-- start INPUT ROWS --

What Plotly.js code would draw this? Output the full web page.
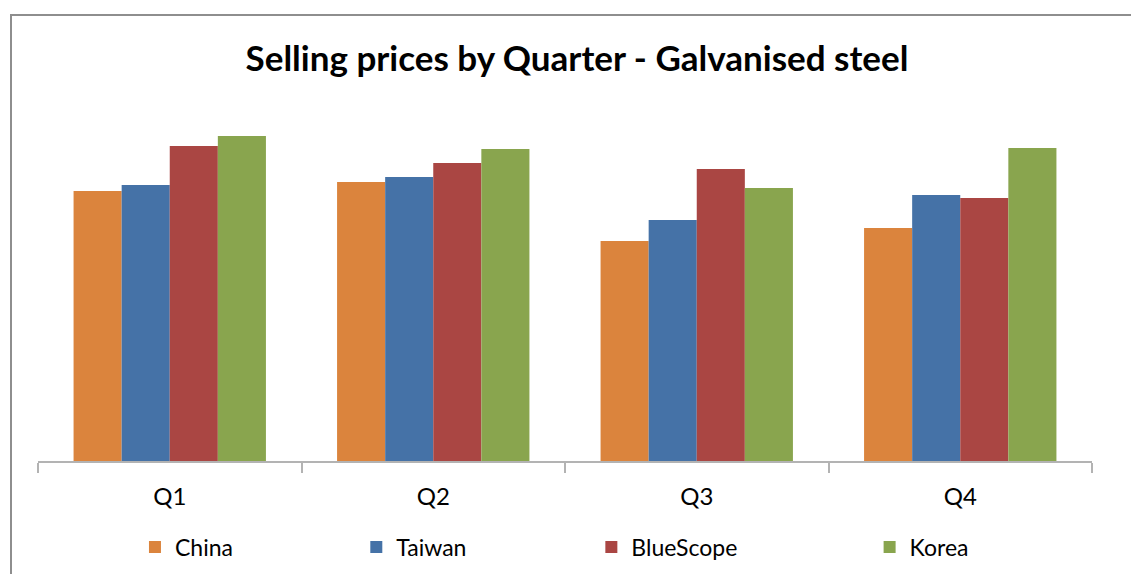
<!DOCTYPE html>
<html>
<head>
<meta charset="utf-8">
<script src="https://cdn.plot.ly/plotly-3.0.1.min.js"></script>
<style>
  body { margin: 0; background: #fff; overflow: hidden; }
  #chart { position: absolute; left: 0; top: 0; width: 1131px; height: 574px; }
  #frame { position: absolute; left: 10px; top: 14px; width: 1200px; height: 700px;
           border: 2px solid #8e8e8e; pointer-events: none; }
</style>
</head>
<body>
<div id="chart"></div>
<div id="frame"></div>
<script>
var quarters = ['Q1', 'Q2', 'Q3', 'Q4'];

// bar heights (no scale shown)
var china     = [270, 279, 220, 233];
var taiwan    = [276, 284, 241, 266];
var bluescope = [315, 298, 292, 263];
var korea     = [325, 312, 273, 313];

var names  = ['China', 'Taiwan', 'BlueScope', 'Korea'];
var colors = ['#DB843D', '#4572A7', '#AA4643', '#89A54E'];
var series = [china, taiwan, bluescope, korea];
var legendX = [0.092, 0.302, 0.525, 0.789];

var data = [];
var layout = {
  width: 1131,
  height: 574,
  showlegend: true,
  paper_bgcolor: '#fff',
  plot_bgcolor: '#fff',
  font: { family: 'Lato, "Open Sans", sans-serif', color: '#000' },
  title: {
    text: '<b>Selling prices by Quarter - Galvanised steel</b>',
    font: { size: 35, family: 'Lato, sans-serif', color: '#000' },
    x: 577 / 1131, xanchor: 'center', xref: 'container',
    y: 1 - 59 / 574, yref: 'container', yanchor: 'middle'
  },
  barmode: 'group',
  bargap: 0.27,
  bargroupgap: 0,
  margin: { l: 38, r: 39, t: 131, b: 113, autoexpand: false },
  xaxis: {
    type: 'category',
    tickson: 'boundaries',
    ticks: 'outside',
    ticklen: 10,
    tickcolor: '#b3b3b3',
    tickwidth: 2,
    showline: true,
    linecolor: '#b3b3b3',
    linewidth: 2,
    showgrid: false,
    ticklabelstandoff: 13,
    tickfont: { size: 24, color: '#000' }
  },
  yaxis: {
    range: [0, 330],
    visible: false,
    showgrid: false,
    zeroline: false
  }
};

for (var i = 0; i < series.length; i++) {
  var lg = i === 0 ? 'legend' : 'legend' + (i + 1);
  data.push({
    type: 'bar',
    name: names[i],
    x: quarters,
    y: series[i],
    marker: { color: colors[i] },
    legend: lg,
    showlegend: true,
    hoverinfo: 'x+y+name'
  });
  layout[lg] = {
    x: legendX[i],
    xanchor: 'left',
    y: (461 - 547) / 330,
    yanchor: 'middle',
    orientation: 'h',
    font: { size: 23, color: '#000' },
    bgcolor: 'rgba(0,0,0,0)'
  };
}

Plotly.newPlot('chart', data, layout, { displayModeBar: false });
</script>
</body>
</html>
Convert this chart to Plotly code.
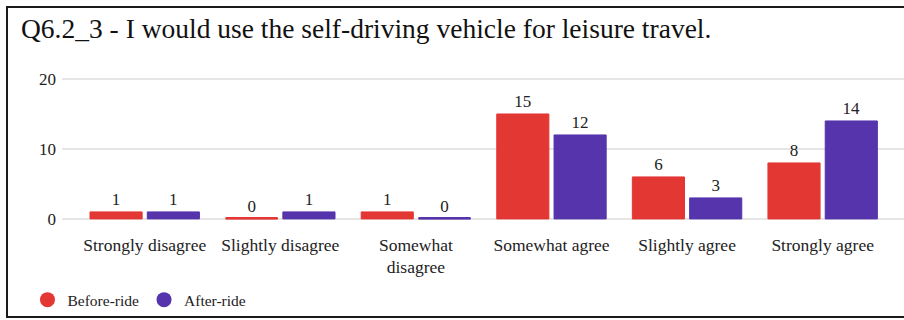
import plotly.graph_objects as go

# Survey responses: Q6.2_3 leisure-travel use, before and after the ride
categories = ["Strongly disagree", "Slightly disagree", "Somewhat<br>disagree",
              "Somewhat agree", "Slightly agree", "Strongly agree"]
before_ride = [1, 0, 1, 15, 6, 8]
after_ride = [1, 1, 0, 12, 3, 14]
y_ticks = [0, 10, 20]

RED = "#E33734"
PURPLE = "#5534AC"
FONT = "Liberation Serif, Times New Roman, serif"
TEXT = "#222222"

# a hairline is drawn for zero counts so the empty category still shows a bar
ZERO_STUB = 0.28


def stub(values):
    return [ZERO_STUB if v == 0 else None for v in values]


fig = go.Figure()

for name, vals, color, grp in [("Before-ride", before_ride, RED, "a"),
                               ("After-ride", after_ride, PURPLE, "b")]:
    fig.add_trace(go.Bar(
        x=categories, y=vals, name=name, offsetgroup=grp,
        marker=dict(color=color, line=dict(color=color, width=1)),
        text=vals, textposition="outside", cliponaxis=False,
        textfont=dict(family=FONT, size=17, color=TEXT),
        showlegend=False,
    ))
    fig.add_trace(go.Bar(
        x=categories, y=stub(vals), offsetgroup=grp,
        marker=dict(color=color, line=dict(width=0)),
        showlegend=False, hoverinfo="skip",
    ))
    # circular legend swatch
    fig.add_trace(go.Scatter(
        x=[None], y=[None], mode="markers", name=name,
        marker=dict(color=color, size=15, symbol="circle"),
    ))

fig.update_layout(
    width=904, height=320,
    margin=dict(l=62, r=0, t=65, b=99),
    paper_bgcolor="white", plot_bgcolor="white",
    barmode="group", bargap=0.155, bargroupgap=0.09,
    font=dict(family=FONT, size=17, color=TEXT),
    title=dict(
        text="Q6.2_3 - I would use the self-driving vehicle for leisure travel.",
        font=dict(family=FONT, size=27.5, color="#111111"),
        x=21 / 904, xanchor="left", xref="container",
        y=1 - 28 / 320, yanchor="middle", yref="container",
    ),
    xaxis=dict(
        range=[-0.61, 5.6], showgrid=False, zeroline=False, showline=False,
        ticks="", ticklabelstandoff=11,
        tickfont=dict(family=FONT, size=17.5, color=TEXT),
    ),
    yaxis=dict(
        range=[-0.3, 22.0], tickvals=y_ticks, showgrid=True,
        gridcolor="#E6E6E6", gridwidth=1.5, zeroline=False, showline=False,
        ticks="", ticklabelstandoff=5,
        tickfont=dict(family=FONT, size=17, color=TEXT),
    ),
    legend=dict(
        orientation="h", x=-0.041, xanchor="left", y=-0.398, yanchor="top",
        font=dict(family=FONT, size=15.5, color=TEXT),
        bgcolor="rgba(0,0,0,0)",
        itemsizing="trace", traceorder="normal",
    ),
    shapes=[dict(
        type="rect", xref="paper", yref="paper",
        x0=(7 - 62) / 842, x1=(910 - 62) / 842,
        y0=(221 - 317) / 156, y1=(221 - 7) / 156,
        line=dict(color="#1A1A1A", width=2), fillcolor="rgba(0,0,0,0)",
        layer="above",
    )],
)

fig.write_html("out.html")
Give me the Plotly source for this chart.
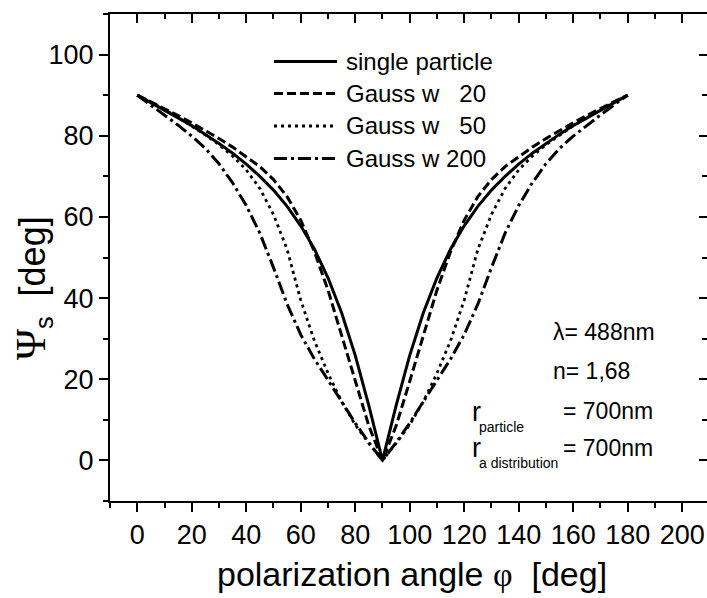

-- end INPUT ROWS --

◆ GOAL OF THE EXERCISE
Return only the count of lines in the records that hold the word "this".

◆ OUTPUT OF THE EXERCISE
3